Family: Wife Sara, and three children – Noa, Yair, and Avner

Why you should know him: Raised in Jerusalem until his family moved to the Pennsylvania area in the late 1950s and then again in the mid 1960s, Netanyahu returned to Israel when he graduated from high school so he could enlist in the Israel Defense Forces (IDF).

During his time in the IDF he became the leader of an elite special forces unit, fought in the War of Attrition and the 1973 Yom Kippur War, and was wounded by friendly fire during the rescue of a hijacked flight in 1972. After his military stint, Netanyahu returned to the States to attend MIT and Harvard.

In 1976, Netanyahu lost his brother in Operation Entebbe, and in 1978 he returned to Israel to work for an NGO studying terrorism.

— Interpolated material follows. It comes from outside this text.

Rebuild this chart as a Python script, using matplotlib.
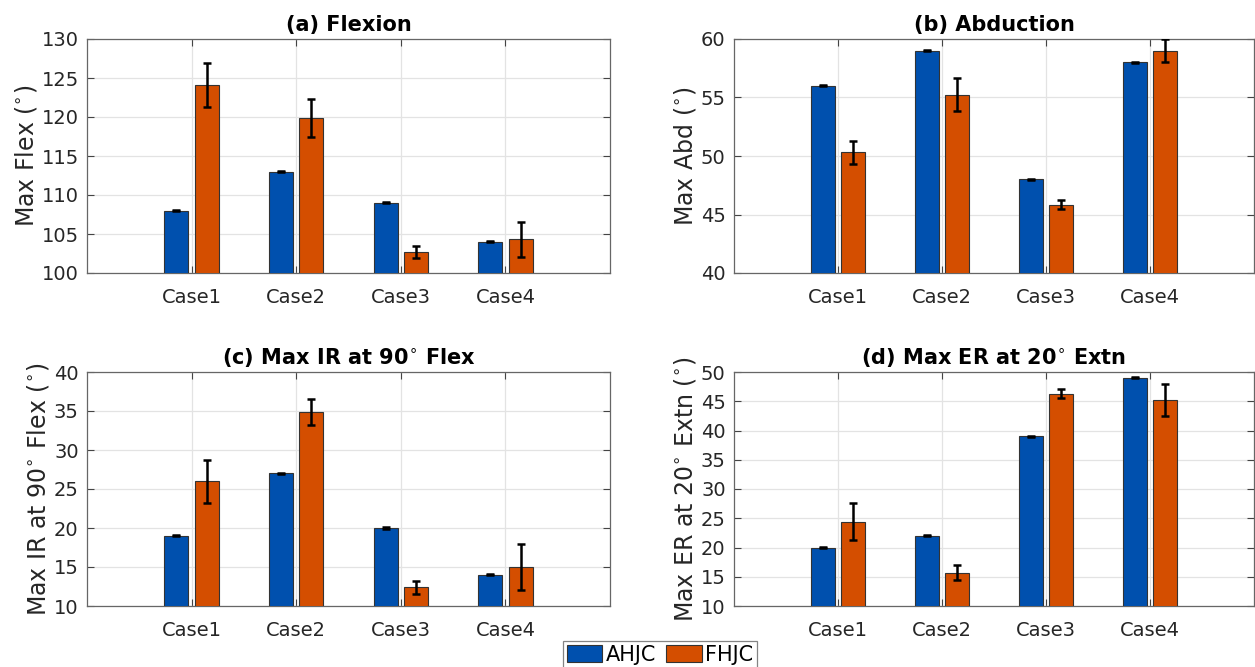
import numpy as np
import matplotlib
matplotlib.use('Agg')
import matplotlib.pyplot as plt

plt.rcParams['font.family'] = ['DejaVu Sans']
plt.rcParams['mathtext.fontset'] = 'dejavusans'

cases = ['Case1', 'Case2', 'Case3', 'Case4']

#(a) flexion
flex_ahjc = [108, 113, 109, 104]
flex_ahjc_err = [0.08, 0.08, 0.08, 0.08]
flex_fhjc = [124.1, 119.85, 102.7, 104.3]
flex_fhjc_err = [2.8, 2.4, 0.75, 2.3]

#(b) abduction
abd_ahjc = [56, 59, 48, 58]
abd_ahjc_err = [0.05, 0.05, 0.05, 0.05]
abd_fhjc = [50.3, 55.25, 45.85, 59.0]
abd_fhjc_err = [0.95, 1.4, 0.4, 1.0]

#(c) IR at 90 flex
ir_ahjc = [19, 27, 20, 14]
ir_ahjc_err = [0.08, 0.08, 0.08, 0.08]
ir_fhjc = [26.0, 34.9, 12.4, 15.0]
ir_fhjc_err = [2.75, 1.7, 0.85, 2.95]

#(d) ER at 20 extn
er_ahjc = [20, 22, 39, 49]
er_ahjc_err = [0.1, 0.1, 0.1, 0.1]
er_fhjc = [24.4, 15.7, 46.3, 45.2]
er_fhjc_err = [3.2, 1.3, 0.8, 2.7]

blue = '#0050AE'
orange = '#D44E00'

W, H = 1255, 667
fig = plt.figure(figsize=(W/100, H/100), dpi=100)

def px_axes(left, top, width, height):
    return fig.add_axes([left/W, (H-top-height)/H, width/W, height/H])

def graph_bars(ax, a, a_err, f, f_err, ylim, yticks, title, ylabel):
    x = np.arange(1, len(cases)+1)
    bw = 0.23
    off = 0.145
    ax.bar(x-off, a, bw, color=blue, edgecolor='#333333', linewidth=0.8, label='AHJC', zorder=3)
    ax.bar(x+off, f, bw, color=orange, edgecolor='#333333', linewidth=0.8, label='FHJC', zorder=3)
    ax.errorbar(x-off, a, yerr=a_err, fmt='none', ecolor='black', elinewidth=1.8,
                capsize=3, capthick=1.8, zorder=4)
    ax.errorbar(x+off, f, yerr=f_err, fmt='none', ecolor='black', elinewidth=1.8,
                capsize=3, capthick=1.8, zorder=4)
    ax.set_xlim(0, 5)
    ax.set_ylim(ylim)
    ax.set_xticks(x)
    ax.set_xticklabels(cases)
    ax.set_yticks(yticks)
    ax.grid(True, color='#e3e3e3', linewidth=0.9, zorder=0)
    ax.set_axisbelow(True)
    ax.tick_params(axis='both', direction='in', top=True, right=True, length=5,
                   color='#444444', labelsize=14, labelcolor='#262626', pad=6)
    ax.tick_params(axis='x', pad=11)
    for s in ax.spines.values():
        s.set_color('#666666')
        s.set_linewidth(0.9)
    ax.set_title(title, fontsize=15, fontweight='bold', pad=6)
    ax.set_ylabel(ylabel, fontsize=17, color='#262626', labelpad=2)

ax_a = px_axes(87, 39, 523, 234)
graph_bars(ax_a, flex_ahjc, flex_ahjc_err, flex_fhjc, flex_fhjc_err, (100, 130),
           np.arange(100, 131, 5), '(a) Flexion', 'Max Flex ($^{\\circ}$)')

ax_b = px_axes(734, 39, 520, 234)
graph_bars(ax_b, abd_ahjc, abd_ahjc_err, abd_fhjc, abd_fhjc_err, (40, 60),
           np.arange(40, 61, 5), '(b) Abduction', 'Max Abd ($^{\\circ}$)')

ax_c = px_axes(87, 372, 523, 234)
graph_bars(ax_c, ir_ahjc, ir_ahjc_err, ir_fhjc, ir_fhjc_err, (10, 40),
           np.arange(10, 41, 5), '(c) Max IR at 90$^{\\circ}$ Flex',
           'Max IR at 90$^{\\circ}$ Flex ($^{\\circ}$)')

ax_d = px_axes(734, 372, 520, 234)
graph_bars(ax_d, er_ahjc, er_ahjc_err, er_fhjc, er_fhjc_err, (10, 50),
           np.arange(10, 51, 5), '(d) Max ER at 20$^{\\circ}$ Extn',
           'Max ER at 20$^{\\circ}$ Extn ($^{\\circ}$)')

handles, labels = ax_a.get_legend_handles_labels()
leg = fig.legend(handles, labels, loc='center', bbox_to_anchor=(660/W, 1-655/H),
                 ncol=2, fontsize=15, frameon=True, fancybox=False,
                 handlelength=1.7, handleheight=0.85, handletextpad=0.15,
                 columnspacing=0.5, borderpad=0.2, borderaxespad=0)
leg.get_frame().set_edgecolor('#666666')
leg.get_frame().set_linewidth(0.9)

fig.savefig('out.png', dpi=100)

From 1984 to 1988 he served as the Israeli ambassador to the U.N. In 1988, Netanyahu was elected to the Knesset and was appointed Deputy Minister of Foreign Affairs. He held various posts in the Knesset until he was elected prime minister in 1996. During his first term, he was known for fighting terror and advancing the peace process.

After a few years in the private sector, Netanyahu returned to politics in 2002, when he became Minister of Foreign Affairs, then Minister of Finance in 2003. In 2009 he was again elected Prime Minister, the post he still holds today, and will for the next 18 months.

Books: Self Portrait of a Hero: From the Letters of Jonathan Netanyahu 1963-1976, International Terrorism: Challenge and Response, Terrorism: How the West Can Win, A Durable Peace: Israel and Its Place Among the Nations, and Fighting Terrorism: How Democracies Can Defeat Domestic and International Terrorism.

Also interesting: When Netanyahu worked at the Boston Consulting Group in the late 1970s, he was a colleague of Mitt Romney. Netanyahu became a grandfather in 2009. And he has long been a friend of The Fellowship.

In his own words: “Our policy is very simple. The Jewish state was set up to defend Jewish lives, and we always reserve the right to defend ourselves.”